Lord Mayor of Dublin (Died before taking office)

Personal details
- Born: 5 April 1812 Stuttgart, Germany
- Died: August 1, 1876 (aged 64) County Wicklow, Ireland
- Spouses: Caroline Picard ​ ​(m. 1836⁠–⁠1855)​; Juliette Joseph ​(m. 1857)​;
- Children: 9

= Lewis Wormser Harris =

Financier; first Jewish Lord Mayor of Dublin

Lewis Wormser Harris (5 April 1812 – 1 August 1876) was an Irish bill-broker, financier, member of the Dublin Corporation and prominent member of the Dublin Hebrew Congregation. He was the first Jew elected Lord Mayor of Dublin, but died before he could take office.

==Background==
Harris was born Samuel Wormser on 5 April 1812, to Isaac Samuel Wormser and Sheinle Ephraim, in Aldingen, near Stuttgart, Germany. He moved to Ireland in 1821, living in the residence of a Charles Harris, a watchmaker, and soon after adopted the surname Harris. He operated very successfully as a financier with offices in Suffolk Street, Dublin.

==Political career==
In 1874, he was elected Alderman of Dublin Corporation representing the South Dock Ward, the first member of Dublin's Jewish community to hold such a position. In 1876 he was the first Jew elected as Lord Mayor; however, he died just before he was due to take up the office.

==Jewish community==
On three occasions he was President of the Dublin Hebrew Congregation: 1847–1848, 1851–1852, and 1860–1863. In 1853, he was involved in the foundation of the synagogue in Stafford Street.

==Family==
Harris was married twice, first to Caroline Ellen Picard (1817–1855). She was born Hendel b. Raphael Picard in Strasbourg, France. They married in 1836 and had four children.
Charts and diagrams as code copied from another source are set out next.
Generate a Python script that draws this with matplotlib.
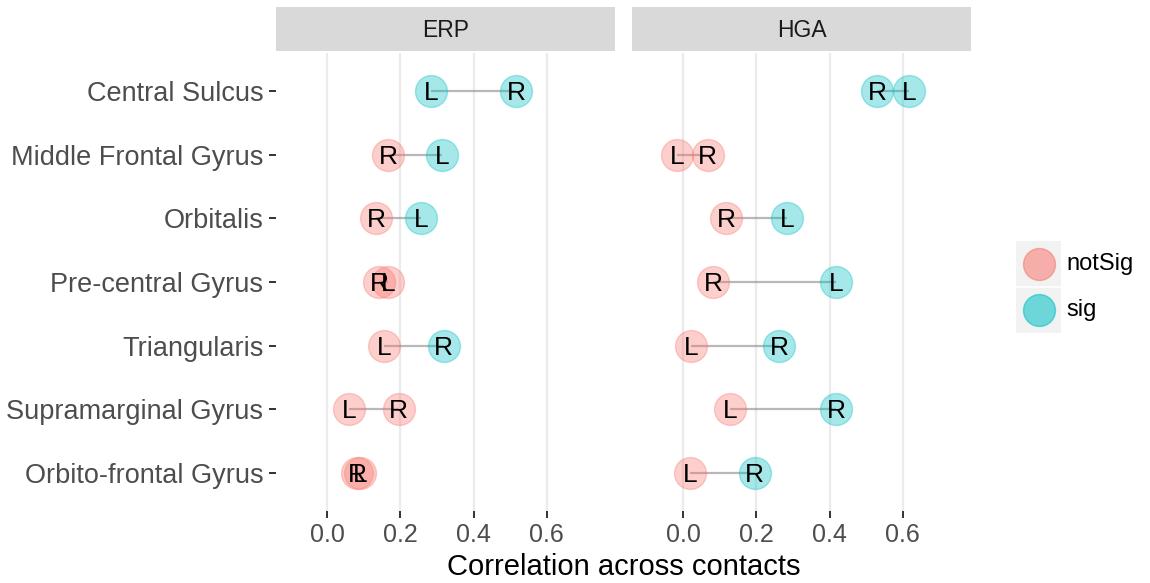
import matplotlib
matplotlib.use("Agg")
import matplotlib.pyplot as plt
import numpy as np

plt.rcParams['font.family'] = ['Liberation Sans', 'DejaVu Sans']

# ---- data ----
regions = ["Central Sulcus", "Middle Frontal Gyrus", "Orbitalis", "Pre-central Gyrus",
           "Triangularis", "Supramarginal Gyrus", "Orbito-frontal Gyrus"]
panels = ["ERP", "HGA"]

ERP_L = [0.284, 0.313, 0.256, 0.167, 0.156, 0.061, 0.089]
ERP_R = [0.517, 0.167, 0.134, 0.143, 0.318, 0.195, 0.082]
ERP_L_sig = [True, True, True, False, False, False, False]
ERP_R_sig = [True, False, False, False, True, False, False]

HGA_L = [0.617, -0.017, 0.285, 0.418, 0.022, 0.129, 0.018]
HGA_R = [0.530, 0.067, 0.118, 0.082, 0.262, 0.418, 0.195]
HGA_L_sig = [True, False, True, True, False, False, False]
HGA_R_sig = [True, False, False, False, True, True, True]

x_ticks = [0.0, 0.2, 0.4, 0.6]
x_tick_labels = ["0.0", "0.2", "0.4", "0.6"]
legend_levels = ["notSig", "sig"]

# ---- style ----
COL = {"notSig": "#F8766D", "sig": "#00BFC4"}
W, H = 1150, 583
fig = plt.figure(figsize=(W / 100, H / 100), dpi=100)


def fx(px):
    return px / W


def fy(py):
    return 1 - py / H


panel_data = {
    "ERP": (ERP_L, ERP_R, ERP_L_sig, ERP_R_sig),
    "HGA": (HGA_L, HGA_R, HGA_L_sig, HGA_R_sig),
}
panel_left = {"ERP": 276, "HGA": 632}
panel_w = 339
top_px, bot_px = 53, 511
strip_top = 7

n = len(regions)
ypos = np.arange(n)[::-1] + 1  # top region at top

for pname in panels:
    L, R, Ls, Rs = panel_data[pname]
    left = panel_left[pname]
    ax = fig.add_axes([fx(left), fy(bot_px), fx(panel_w), (bot_px - top_px) / H])
    ax.set_xlim(-0.1395, 0.786)
    ax.set_ylim(0.4, n + 0.6)
    ax.set_facecolor("white")
    for s in ax.spines.values():
        s.set_visible(False)
    for xt in x_ticks:
        ax.axvline(xt, color="#EBEBEB", lw=1.6, zorder=0)
    # segments
    for i in range(n):
        ax.plot([L[i], R[i]], [ypos[i], ypos[i]], color="#7F7F7F", alpha=0.55, lw=1.6,
                solid_capstyle="butt", zorder=1)
    # points
    for vals, sigs in ((L, Ls), (R, Rs)):
        for i in range(n):
            c = COL["sig"] if sigs[i] else COL["notSig"]
            ax.plot(vals[i], ypos[i], "o", ms=23, mfc=c, mec=c, mew=1.0, alpha=0.35, zorder=2)
    # labels
    for i in range(n):
        ax.text(L[i], ypos[i] - 0.03, "L", ha="center", va="center", fontsize=19, color="black", zorder=3)
        ax.text(R[i], ypos[i] - 0.03, "R", ha="center", va="center", fontsize=19, color="black", zorder=3)
    ax.set_xticks(x_ticks)
    ax.set_xticklabels(x_tick_labels)
    ax.tick_params(axis="x", length=5, width=1.4, color="#333333", labelsize=18, labelcolor="#4D4D4D", pad=4)
    ax.set_yticks(ypos)
    if pname == "ERP":
        ax.set_yticklabels(regions)
        ax.tick_params(axis="y", length=5, width=1.4, color="#333333", labelsize=19.5,
                       labelcolor="#4D4D4D", pad=4)
    else:
        ax.tick_params(axis="y", length=0, labelleft=False)
    # strip
    sax = fig.add_axes([fx(left), fy(top_px - 2), fx(panel_w), (top_px - 2 - strip_top) / H])
    sax.set_facecolor("#D9D9D9")
    sax.set_xticks([]); sax.set_yticks([])
    for s in sax.spines.values():
        s.set_visible(False)
    sax.text(0.5, 0.47, pname, ha="center", va="center", fontsize=16.5, color="#1A1A1A",
             transform=sax.transAxes)

# axis title
fig.text(fx((276 + 971) / 2), fy(567), "Correlation across contacts", ha="center", va="center",
         fontsize=21, color="black")

# legend
lax = fig.add_axes([fx(1016), fy(333), fx(45), 92 / H])
lax.set_xlim(0, 1); lax.set_ylim(0, 2)
lax.set_facecolor("#F2F2F2")
lax.set_xticks([]); lax.set_yticks([])
for s in lax.spines.values():
    s.set_visible(False)
lax.axhline(1, color="white", lw=1.2)
for k, lev in enumerate(legend_levels):
    yy = 1.5 - k
    lax.plot(0.5, yy, "o", ms=23, mfc=COL[lev], mec=COL[lev], mew=1.0, alpha=0.55)
    fig.text(fx(1066), fy(241 + 23 + 46 * k), lev, ha="left", va="center", fontsize=17, color="black")

fig.savefig("out.png", dpi=100)
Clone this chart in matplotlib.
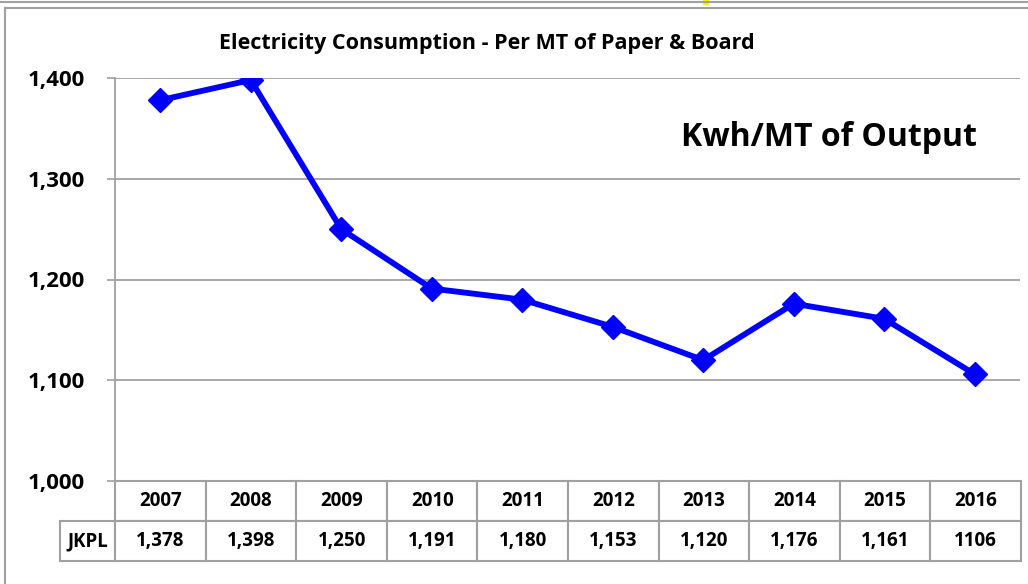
import matplotlib
matplotlib.use("Agg")
import matplotlib.pyplot as plt
from matplotlib.lines import Line2D
from matplotlib.patches import Rectangle

years = ["2007", "2008", "2009", "2010", "2011", "2012", "2013", "2014", "2015", "2016"]
jkpl = [1378, 1398, 1250, 1191, 1180, 1153, 1120, 1176, 1161, 1106]
# the last cell is written without a comma in the original
jkpl_text = ["1,378", "1,398", "1,250", "1,191", "1,180", "1,153", "1,120", "1,176", "1,161", "1106"]
yticks = [1000, 1100, 1200, 1300, 1400]

plt.rcParams['font.family'] = ['Open Sans', 'DejaVu Sans']
plt.rcParams['font.weight'] = 'bold'

W, H = 1028, 584
fig = plt.figure(figsize=(W / 100, H / 100), dpi=100)

# axes from pixel coords
x0, x1, ytop, ybot = 115, 1020, 78, 481
aw, ah = x1 - x0, ybot - ytop
ax = fig.add_axes([x0 / W, 1 - ybot / H, aw / W, ah / H])

grey = "#a0a0a0"
x = list(range(len(years)))
ax.plot(x, jkpl, color="#0000ff", lw=4.2, marker="D", markersize=12, zorder=3)
ax.set_xlim(-0.5, len(years) - 0.5)
ax.set_ylim(1000, 1400)
ax.set_yticks(yticks)
ax.set_yticklabels([f"{v:,}" for v in yticks], fontsize=16, fontweight="bold")
ax.tick_params(axis="y", length=6, width=1.2, color=grey, pad=16)
ax.set_xticks([])
ax.grid(axis="y", color=grey, lw=1.3)
for s in ["top", "right", "bottom"]:
    ax.spines[s].set_visible(False)
ax.spines["left"].set_color(grey)
ax.spines["left"].set_linewidth(1.3)
ax.axhline(1000, color=grey, lw=1.3)

# data table under the plot (bbox covers the year columns, the row label hangs left)
tbl = ax.table(cellText=[jkpl_text], colLabels=years, rowLabels=["JKPL"],
               colWidths=[0.1] * len(years),
               cellLoc="center", rowLoc="center",
               bbox=[0, -80 / ah, (1021 - x0) / aw, 80 / ah])
tbl._autoColumns = []
tbl.auto_set_font_size(False)
for (r, c), cell in tbl.get_celld().items():
    cell.set_edgecolor(grey)
    cell.set_linewidth(1.5)
    if c == -1:
        cell.set_width(55 / 906)
    cell.get_text().set_fontsize(13.5)
    cell.get_text().set_fontweight("bold")
    cell.get_text().set_ha("center")

fig.text(487 / W, 1 - 44 / H, "Electricity Consumption - Per MT of Paper & Board",
         ha="center", va="center", fontsize=15.5, fontweight="bold")
fig.text(829 / W, 1 - 137 / H, "Kwh/MT of Output", ha="center", va="center",
         fontsize=23, fontweight="bold")

# outer frame lines of the screenshot
fig.add_artist(Line2D([0, 1], [1 - 1.5 / H, 1 - 1.5 / H], color=grey, lw=1.5))
fig.add_artist(Line2D([5 / W, 1], [1 - 7.5 / H, 1 - 7.5 / H], color=grey, lw=1.5))
fig.add_artist(Line2D([5 / W, 5 / W], [0, 1 - 7.5 / H], color=grey, lw=1.5))
fig.add_artist(Rectangle((703 / W, 1 - 4 / H), 5 / W, 4 / H, color="#ffee00"))

fig.savefig("out.png", dpi=100)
After his first wife's death, Harris married Juliette Joseph (1821–1908) in 1857 with whom he had five children. Juliette died in Brighton in 1908 and was interred at Ballybough Cemetery, Dublin, one of the last people to be buried at that cemetery.

Harris' son Alfred Wormser Harris was also elected an Alderman for Dublin Corporation and like his father was President of the Dublin Hebrew Congregation from 1867 to 1873. In 1880 Alfred stood for election in Kildare as a Liberal.

==Death==
Harris died on 1 August 1876 in Bray, County Wicklow.